The LTTE's latest campaign has also extended to wooing the Muslims in the East. Paradoxically such a move came with the assistance of the Government. They made available a helicopter for LTTE Political Wing leader Thamilselvan to fly from Kilinochchi to Batticaloa for Kaushalyan's funeral. He made use of the opportunity to visit Kokkadicholai (Batticaloa district) and Sampur (Trincomalee district) on Februry 14 and 18 respectively for talks with Muslim leaders.

These developments explain the widening of LTTE targets in the East from members and helpers of Karuna groups to all others who are perceived to be against. It also includes those who are suspected to be colluding with the security forces. After Kaushalyan's death, at least 14 persons opposed to the LTTE had been killed. Karuna supporters have claimed they killed eight persons who were Wanni loyalists.

If the battle for supremacy in the East by the LTTE continues, as they eliminate all rivals, a more disturbing factor has emerged. That is the grim fact that the UPFA Government is fast losing control of the East. It is unable to call a halt to the ongoing violence. Much worse it is not in a position to curb the killings of security forces informants and their operatives. The most it has been able to do is to issue statements or complain to the Sri Lanka Monitoring Mission (SLMM). This is despite most of the present UPFA leaders being the vociferous critics of the previous UNF Government betraying the Army's Directorate of Military Intelligence that ran an intelligence cell (Safe House) in Athurugiriya.
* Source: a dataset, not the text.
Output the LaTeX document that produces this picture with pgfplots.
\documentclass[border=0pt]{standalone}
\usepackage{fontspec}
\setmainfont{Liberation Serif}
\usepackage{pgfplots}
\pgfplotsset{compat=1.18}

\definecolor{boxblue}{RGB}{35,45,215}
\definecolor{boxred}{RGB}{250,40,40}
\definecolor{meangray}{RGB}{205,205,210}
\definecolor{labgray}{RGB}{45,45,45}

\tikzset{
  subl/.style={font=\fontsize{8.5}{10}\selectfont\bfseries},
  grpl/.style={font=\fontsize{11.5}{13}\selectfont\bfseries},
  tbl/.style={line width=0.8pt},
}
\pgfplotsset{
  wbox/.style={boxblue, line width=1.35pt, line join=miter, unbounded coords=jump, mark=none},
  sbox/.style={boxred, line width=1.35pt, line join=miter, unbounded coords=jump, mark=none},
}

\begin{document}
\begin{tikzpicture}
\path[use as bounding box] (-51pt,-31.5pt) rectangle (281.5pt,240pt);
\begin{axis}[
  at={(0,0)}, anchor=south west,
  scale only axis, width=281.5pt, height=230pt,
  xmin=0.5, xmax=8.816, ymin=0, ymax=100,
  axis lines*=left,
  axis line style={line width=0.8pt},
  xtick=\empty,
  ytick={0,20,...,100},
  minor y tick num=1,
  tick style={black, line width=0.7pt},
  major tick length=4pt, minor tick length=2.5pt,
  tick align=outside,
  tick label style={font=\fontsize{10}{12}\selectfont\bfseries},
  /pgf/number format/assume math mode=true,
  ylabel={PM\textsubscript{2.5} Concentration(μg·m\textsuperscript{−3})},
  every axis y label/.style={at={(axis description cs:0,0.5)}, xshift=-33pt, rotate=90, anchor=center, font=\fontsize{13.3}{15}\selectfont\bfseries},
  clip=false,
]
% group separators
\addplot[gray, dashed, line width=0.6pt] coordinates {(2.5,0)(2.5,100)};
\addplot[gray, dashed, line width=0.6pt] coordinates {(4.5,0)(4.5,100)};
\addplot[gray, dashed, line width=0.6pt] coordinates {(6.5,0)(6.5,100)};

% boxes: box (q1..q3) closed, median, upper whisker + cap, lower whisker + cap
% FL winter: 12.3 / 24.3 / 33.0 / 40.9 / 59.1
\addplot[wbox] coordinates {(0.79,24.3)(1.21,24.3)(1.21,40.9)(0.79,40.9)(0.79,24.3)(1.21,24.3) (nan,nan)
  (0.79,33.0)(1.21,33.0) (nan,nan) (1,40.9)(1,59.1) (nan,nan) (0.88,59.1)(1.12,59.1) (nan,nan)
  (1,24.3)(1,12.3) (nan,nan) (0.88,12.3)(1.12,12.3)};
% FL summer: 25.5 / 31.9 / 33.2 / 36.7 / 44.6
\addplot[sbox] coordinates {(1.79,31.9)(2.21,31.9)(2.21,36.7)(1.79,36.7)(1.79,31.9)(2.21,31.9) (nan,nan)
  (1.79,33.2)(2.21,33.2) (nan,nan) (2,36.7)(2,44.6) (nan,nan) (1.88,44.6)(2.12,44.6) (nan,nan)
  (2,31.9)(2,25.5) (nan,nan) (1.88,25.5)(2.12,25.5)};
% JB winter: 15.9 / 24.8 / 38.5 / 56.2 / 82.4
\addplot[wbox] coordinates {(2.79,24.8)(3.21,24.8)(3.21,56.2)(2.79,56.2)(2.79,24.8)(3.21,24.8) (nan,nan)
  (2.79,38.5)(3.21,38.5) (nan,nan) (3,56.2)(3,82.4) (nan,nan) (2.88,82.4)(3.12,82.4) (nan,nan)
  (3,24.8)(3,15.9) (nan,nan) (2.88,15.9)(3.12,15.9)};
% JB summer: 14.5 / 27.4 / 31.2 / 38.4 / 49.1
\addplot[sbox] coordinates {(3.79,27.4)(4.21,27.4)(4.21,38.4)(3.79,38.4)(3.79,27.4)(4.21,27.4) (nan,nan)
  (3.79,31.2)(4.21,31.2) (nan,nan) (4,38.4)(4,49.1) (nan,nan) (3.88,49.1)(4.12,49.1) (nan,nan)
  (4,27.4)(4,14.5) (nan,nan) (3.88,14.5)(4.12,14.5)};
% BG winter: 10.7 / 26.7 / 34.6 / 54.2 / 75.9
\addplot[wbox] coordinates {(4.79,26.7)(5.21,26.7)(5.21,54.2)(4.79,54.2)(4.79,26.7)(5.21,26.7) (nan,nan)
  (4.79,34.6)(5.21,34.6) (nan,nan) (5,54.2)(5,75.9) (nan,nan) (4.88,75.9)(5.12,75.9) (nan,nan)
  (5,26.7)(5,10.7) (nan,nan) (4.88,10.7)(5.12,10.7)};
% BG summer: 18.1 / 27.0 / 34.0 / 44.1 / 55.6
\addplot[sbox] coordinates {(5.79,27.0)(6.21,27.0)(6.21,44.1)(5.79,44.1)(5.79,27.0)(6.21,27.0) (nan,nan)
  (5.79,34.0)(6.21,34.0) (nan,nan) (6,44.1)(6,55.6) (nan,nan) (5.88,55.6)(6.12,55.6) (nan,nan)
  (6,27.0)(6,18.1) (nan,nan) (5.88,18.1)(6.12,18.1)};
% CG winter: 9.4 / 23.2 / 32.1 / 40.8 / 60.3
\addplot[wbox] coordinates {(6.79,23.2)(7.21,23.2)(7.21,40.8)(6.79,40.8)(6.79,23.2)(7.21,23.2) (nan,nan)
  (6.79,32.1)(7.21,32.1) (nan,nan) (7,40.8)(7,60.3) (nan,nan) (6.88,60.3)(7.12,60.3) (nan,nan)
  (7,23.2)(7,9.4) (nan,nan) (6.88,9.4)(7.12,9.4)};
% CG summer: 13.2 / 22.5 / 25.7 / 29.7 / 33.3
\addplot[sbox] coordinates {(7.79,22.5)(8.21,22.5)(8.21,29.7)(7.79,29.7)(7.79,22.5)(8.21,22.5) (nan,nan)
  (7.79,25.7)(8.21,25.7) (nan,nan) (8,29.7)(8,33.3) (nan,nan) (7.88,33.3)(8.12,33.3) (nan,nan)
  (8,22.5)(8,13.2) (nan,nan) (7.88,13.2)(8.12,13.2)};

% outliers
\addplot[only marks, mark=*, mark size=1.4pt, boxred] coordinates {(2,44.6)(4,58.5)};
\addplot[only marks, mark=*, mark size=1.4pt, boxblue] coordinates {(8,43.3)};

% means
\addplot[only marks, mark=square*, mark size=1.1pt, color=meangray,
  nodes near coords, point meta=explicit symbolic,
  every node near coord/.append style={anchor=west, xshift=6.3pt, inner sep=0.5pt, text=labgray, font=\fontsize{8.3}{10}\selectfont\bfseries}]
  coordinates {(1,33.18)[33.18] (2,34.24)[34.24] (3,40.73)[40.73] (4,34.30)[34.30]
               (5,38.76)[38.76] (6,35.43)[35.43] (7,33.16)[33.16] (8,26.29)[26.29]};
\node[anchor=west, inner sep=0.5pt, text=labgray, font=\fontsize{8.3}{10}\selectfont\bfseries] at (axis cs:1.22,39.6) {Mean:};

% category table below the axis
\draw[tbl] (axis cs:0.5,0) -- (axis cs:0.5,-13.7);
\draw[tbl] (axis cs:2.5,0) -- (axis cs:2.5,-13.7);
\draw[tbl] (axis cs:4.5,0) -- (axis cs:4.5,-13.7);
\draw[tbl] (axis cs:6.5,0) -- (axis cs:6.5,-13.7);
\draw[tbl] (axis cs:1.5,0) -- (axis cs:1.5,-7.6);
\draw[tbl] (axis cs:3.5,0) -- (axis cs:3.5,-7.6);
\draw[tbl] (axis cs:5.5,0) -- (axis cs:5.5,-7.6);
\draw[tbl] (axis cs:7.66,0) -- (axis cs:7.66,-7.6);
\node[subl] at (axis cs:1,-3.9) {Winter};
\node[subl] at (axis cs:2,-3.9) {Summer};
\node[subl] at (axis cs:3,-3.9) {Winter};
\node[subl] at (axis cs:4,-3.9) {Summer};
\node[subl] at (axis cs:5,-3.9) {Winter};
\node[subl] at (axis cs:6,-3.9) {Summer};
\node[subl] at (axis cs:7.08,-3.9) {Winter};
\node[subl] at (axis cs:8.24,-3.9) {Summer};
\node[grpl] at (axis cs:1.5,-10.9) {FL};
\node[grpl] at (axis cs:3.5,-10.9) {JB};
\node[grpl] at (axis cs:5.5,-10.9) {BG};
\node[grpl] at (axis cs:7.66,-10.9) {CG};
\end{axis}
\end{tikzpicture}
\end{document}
Continuing to ignore the East as the law, order and security situation is fast deteriorating can only help the LTTE to establish the same infrastructure that exists in the Wanni. Such an infrastructure, it is widely known now, includes "an army, a police, a sea going arm, the makings of an air force, a judiciary, tax collection machinery and an administrative service." UPFA critics blamed their UNP counterparts for allowing the country's national security to deteriorate. In November 2003, the defence portfolio (together with Interior and Mass Communications) were taken over for these reasons. At last year's parliamentary elections, the UNF Government was voted out of power also largely for the same reasons. And now, the silence in the UPFA hierarchy over these matters is deafening.
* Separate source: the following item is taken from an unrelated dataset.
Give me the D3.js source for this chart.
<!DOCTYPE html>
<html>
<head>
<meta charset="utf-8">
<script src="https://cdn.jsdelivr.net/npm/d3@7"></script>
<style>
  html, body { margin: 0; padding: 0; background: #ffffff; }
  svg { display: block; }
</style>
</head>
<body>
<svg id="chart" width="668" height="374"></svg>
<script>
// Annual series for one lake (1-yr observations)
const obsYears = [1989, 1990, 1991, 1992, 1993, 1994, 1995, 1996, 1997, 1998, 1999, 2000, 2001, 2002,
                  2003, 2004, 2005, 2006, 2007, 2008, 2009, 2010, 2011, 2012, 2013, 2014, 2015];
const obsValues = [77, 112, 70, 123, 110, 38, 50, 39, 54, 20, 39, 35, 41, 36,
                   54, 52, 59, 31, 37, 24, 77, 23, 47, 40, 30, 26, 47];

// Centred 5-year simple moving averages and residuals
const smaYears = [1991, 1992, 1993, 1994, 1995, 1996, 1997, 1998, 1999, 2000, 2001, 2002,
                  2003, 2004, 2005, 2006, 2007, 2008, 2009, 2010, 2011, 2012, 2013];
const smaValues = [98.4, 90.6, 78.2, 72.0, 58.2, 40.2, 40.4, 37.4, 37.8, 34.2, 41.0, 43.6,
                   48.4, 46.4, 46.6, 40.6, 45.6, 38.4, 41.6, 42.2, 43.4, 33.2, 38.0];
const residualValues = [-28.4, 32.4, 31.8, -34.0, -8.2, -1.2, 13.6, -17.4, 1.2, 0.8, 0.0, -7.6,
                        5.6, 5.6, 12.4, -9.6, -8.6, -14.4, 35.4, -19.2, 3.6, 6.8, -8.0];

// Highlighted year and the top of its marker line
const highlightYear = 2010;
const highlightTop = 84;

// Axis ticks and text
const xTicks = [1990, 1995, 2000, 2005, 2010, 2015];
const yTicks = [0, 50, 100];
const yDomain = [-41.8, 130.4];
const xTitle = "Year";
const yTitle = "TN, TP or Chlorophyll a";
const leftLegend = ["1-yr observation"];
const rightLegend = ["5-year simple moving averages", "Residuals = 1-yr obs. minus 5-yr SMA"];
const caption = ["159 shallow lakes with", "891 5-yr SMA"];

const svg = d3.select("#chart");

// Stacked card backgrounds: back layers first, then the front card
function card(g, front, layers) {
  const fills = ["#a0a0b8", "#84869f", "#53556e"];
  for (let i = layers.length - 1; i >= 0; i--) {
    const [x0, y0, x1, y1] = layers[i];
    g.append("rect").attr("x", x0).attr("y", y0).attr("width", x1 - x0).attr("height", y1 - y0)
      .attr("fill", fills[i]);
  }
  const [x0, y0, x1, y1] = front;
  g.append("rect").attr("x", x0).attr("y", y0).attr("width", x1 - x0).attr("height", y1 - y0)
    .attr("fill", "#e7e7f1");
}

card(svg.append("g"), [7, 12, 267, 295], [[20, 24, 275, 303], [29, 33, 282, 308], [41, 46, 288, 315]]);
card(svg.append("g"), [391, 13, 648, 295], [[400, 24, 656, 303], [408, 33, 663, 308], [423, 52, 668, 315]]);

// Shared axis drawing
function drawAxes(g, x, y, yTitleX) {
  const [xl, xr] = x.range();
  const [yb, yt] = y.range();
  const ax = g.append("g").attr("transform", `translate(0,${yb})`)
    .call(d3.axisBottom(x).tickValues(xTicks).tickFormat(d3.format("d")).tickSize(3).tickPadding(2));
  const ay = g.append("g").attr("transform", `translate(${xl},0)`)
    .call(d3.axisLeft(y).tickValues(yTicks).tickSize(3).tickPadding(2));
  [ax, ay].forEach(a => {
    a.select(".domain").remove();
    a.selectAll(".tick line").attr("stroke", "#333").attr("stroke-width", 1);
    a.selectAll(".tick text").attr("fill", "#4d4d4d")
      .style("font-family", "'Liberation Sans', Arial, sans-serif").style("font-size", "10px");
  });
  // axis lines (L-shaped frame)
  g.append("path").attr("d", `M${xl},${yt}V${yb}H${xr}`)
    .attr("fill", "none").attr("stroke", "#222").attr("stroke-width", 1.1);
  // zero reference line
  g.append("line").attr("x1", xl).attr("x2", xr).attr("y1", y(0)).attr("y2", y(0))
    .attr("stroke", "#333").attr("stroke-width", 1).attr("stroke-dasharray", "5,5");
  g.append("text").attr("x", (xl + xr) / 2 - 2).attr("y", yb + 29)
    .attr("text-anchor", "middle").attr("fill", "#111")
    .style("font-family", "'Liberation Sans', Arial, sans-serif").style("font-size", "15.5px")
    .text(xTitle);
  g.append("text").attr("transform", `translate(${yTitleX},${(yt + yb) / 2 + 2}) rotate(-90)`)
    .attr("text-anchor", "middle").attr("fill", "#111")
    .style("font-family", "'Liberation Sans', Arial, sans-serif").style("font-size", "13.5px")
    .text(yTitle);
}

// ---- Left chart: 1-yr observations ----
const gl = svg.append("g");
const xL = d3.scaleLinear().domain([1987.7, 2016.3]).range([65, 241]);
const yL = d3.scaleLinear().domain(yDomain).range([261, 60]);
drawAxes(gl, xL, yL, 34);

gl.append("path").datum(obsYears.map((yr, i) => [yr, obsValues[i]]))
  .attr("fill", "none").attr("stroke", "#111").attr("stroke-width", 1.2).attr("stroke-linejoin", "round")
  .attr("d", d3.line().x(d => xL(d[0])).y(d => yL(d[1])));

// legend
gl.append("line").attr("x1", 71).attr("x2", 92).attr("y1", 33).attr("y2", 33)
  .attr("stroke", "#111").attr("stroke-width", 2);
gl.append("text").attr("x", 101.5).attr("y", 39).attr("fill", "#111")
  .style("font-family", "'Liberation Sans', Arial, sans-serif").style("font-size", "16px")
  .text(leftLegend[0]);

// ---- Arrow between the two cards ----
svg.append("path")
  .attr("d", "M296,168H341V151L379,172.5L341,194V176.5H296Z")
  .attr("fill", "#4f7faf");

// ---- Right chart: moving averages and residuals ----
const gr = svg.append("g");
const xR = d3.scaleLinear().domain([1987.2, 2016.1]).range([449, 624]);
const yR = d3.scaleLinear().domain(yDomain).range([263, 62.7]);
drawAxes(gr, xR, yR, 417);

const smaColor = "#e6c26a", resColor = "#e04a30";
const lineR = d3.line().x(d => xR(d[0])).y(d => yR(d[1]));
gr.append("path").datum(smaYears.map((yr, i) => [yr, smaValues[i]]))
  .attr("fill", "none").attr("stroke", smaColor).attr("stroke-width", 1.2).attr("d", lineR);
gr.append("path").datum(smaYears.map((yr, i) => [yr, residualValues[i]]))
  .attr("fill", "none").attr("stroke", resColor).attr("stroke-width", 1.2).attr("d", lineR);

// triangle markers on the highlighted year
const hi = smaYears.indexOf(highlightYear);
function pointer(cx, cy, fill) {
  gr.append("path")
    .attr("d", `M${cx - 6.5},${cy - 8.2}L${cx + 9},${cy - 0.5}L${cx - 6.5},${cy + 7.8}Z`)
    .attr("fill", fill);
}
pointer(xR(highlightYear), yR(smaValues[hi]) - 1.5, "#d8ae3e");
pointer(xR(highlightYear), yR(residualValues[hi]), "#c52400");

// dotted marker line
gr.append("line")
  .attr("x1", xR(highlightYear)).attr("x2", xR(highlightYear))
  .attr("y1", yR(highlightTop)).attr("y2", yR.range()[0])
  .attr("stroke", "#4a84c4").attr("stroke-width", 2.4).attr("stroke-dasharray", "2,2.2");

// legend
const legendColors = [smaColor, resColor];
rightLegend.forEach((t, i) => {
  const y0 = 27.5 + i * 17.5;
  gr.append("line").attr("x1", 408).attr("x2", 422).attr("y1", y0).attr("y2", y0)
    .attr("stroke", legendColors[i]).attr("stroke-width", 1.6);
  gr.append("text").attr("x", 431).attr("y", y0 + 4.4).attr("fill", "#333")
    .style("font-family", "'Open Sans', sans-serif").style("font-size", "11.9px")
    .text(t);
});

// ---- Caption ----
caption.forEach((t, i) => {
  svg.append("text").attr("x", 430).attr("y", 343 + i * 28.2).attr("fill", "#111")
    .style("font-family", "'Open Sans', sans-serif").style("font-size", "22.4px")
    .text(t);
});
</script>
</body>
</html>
There have been further developments over last week's exclusive revelations in The Sunday Times (Situation Report) over President Kumaratunga's protest to Norwegian Prime Minister Kjell Magne Bondevik. This was over the LTTE constructing a new airstrip near the Iranamadu tank in Kilinochchi and acquiring air capability. As revealed in these columns, the United States has confirmed to Sri Lanka that one of the light aircraft acquired by the LTTE was a Zlin Z-143 light aircraft manufactured in the Czech Republic.

Last Wednesday, Norway's Special envoy Erik Solheim met with LTTE chief negotiator Anton Balasingham in London. No details of this meeting were made public. However, the Colombo based Tamil daily Sudar Oli which reports accurately on the LTTE had the following account last Tuesday:


"The LTTE has accepted the proposal put forward by facilitators Norway on setting up a common structure to handle relief and reconstruction work in the aftermath of the tsunami disaster. Norway is awaiting the final agreement of the Sri Lanka government on this proposal.
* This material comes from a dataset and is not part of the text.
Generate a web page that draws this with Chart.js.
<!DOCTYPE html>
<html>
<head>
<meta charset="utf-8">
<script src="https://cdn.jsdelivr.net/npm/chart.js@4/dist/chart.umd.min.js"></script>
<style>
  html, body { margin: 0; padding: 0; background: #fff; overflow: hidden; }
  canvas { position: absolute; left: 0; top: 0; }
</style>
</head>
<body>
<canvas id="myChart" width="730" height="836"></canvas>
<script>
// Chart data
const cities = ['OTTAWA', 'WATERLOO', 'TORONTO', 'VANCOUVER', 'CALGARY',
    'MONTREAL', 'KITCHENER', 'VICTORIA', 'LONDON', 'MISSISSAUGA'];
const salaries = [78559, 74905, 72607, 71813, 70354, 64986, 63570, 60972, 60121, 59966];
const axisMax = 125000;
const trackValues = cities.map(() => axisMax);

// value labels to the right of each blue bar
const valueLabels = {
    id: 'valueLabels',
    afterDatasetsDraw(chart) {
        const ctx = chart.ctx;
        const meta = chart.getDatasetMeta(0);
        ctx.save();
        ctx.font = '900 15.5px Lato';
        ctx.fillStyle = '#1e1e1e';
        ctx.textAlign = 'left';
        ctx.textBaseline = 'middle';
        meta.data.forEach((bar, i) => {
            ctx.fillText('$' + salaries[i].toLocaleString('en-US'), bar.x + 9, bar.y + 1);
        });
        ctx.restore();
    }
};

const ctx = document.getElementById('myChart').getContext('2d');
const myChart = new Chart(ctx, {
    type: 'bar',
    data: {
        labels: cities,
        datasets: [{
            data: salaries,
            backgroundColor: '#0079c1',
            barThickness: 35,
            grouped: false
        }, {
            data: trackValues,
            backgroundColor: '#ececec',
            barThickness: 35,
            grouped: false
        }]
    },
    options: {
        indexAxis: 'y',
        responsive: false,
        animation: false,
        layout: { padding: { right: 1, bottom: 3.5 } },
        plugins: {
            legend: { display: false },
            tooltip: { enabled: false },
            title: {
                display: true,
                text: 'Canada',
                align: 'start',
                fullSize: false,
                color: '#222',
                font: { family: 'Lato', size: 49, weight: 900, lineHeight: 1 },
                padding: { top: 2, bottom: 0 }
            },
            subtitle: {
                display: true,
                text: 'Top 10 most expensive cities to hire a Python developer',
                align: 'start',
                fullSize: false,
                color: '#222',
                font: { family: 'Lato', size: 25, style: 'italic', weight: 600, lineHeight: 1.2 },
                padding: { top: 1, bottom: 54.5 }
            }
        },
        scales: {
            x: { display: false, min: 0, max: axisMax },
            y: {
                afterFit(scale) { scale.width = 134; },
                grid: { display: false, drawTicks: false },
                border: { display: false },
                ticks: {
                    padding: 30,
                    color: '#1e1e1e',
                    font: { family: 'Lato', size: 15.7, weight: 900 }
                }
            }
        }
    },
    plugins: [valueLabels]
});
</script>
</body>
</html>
"It is understood that this was announced during a two hour meeting between the LTTE theoretician Anton Balasingham and Norway's special envoy Eric Solheim in London yesterday.

"Special envoy Solheim and the Executive Officer at the Norwegian Foreign Ministry Madam Solfred Lien met theoretician Balasingham and his wife Adele at their residence in London.

"Solheim briefed Balasingham on the constructive talks held between the Peace Secretariat of the Sri Lankan Government and the LTTE with Norwegian facilitation on the subject of setting up a common structure on post-tsunami reconstruction.

"The Tigers have accepted the proposal in this regard put forward by Norway and what remains is for the Sri Lanka Government to endorse and convey its final agreement on the proposal. The Government side has mostly signified its approval but it was understood that Balasingham was informed yesterday that the Government leadership was to pacify the constituent parties of the Alliance government.

"Balasingham told Sudar Oli last evening that for their part, they have signified their agreement, and the Norwegian Ambassador will meet their Political Wing leader S.P. Thamilselvan who will arrive at Katunayake tonight (Wednesday) and confirm this matter.

"Balasingham said that the common structure ball is now in Madam Chandrika's court and things depend on how she handles it.
"It has been said that the Sri Lanka President had written to the Norwegian Prime Minister complaining the LTTE has set up an airstrip at Iranamadu in Kilinochchi and expanding the facility.
"It is understood that Solheim requested Balasingham yesterday to convey Sri Lanka's concern on the subject to the LTTE.

"Balasingham is reported to have replied that the old runway in the area had been in existence even before the ceasefire agreement came into operation and no extension has been made There is nothing in it for the Sri Lanka Government or Madam Chandrika to be concerned about.. Certain media have blown it out of proportion wilfully.

"Balasingham also said that he was unaware that the Tigers had any new aircraft and promised Solheim that he would convey the concerns of the Sri Lanka government to the Tigers.

"The two sides are also reported to have discussed extensively the general political situation and the atmosphere for resumption of the peace efforts." It is clear Mr. Balasingham has cleverly dodged President Kumaratunga's complaint, made through Norway, by saying that the airstrip had existed even before the ceasefire. As for the acquisition of aircraft, he had not denied it. He had said he was unaware. Political Wing leader Thamilselvan also told the Virakesari Tamil daily last week that the airstrip had existed even before the ceasefire.

It would be foolish to expect the LTTE to publicly admit it had constructed a new airstrip and acquired light aircraft. The Government has produced evidence, including a determination by United States authorities about the identity of one light aircraft, to Norway. In the light of the LTTE's claims, what the Government's next move remains the biggest question.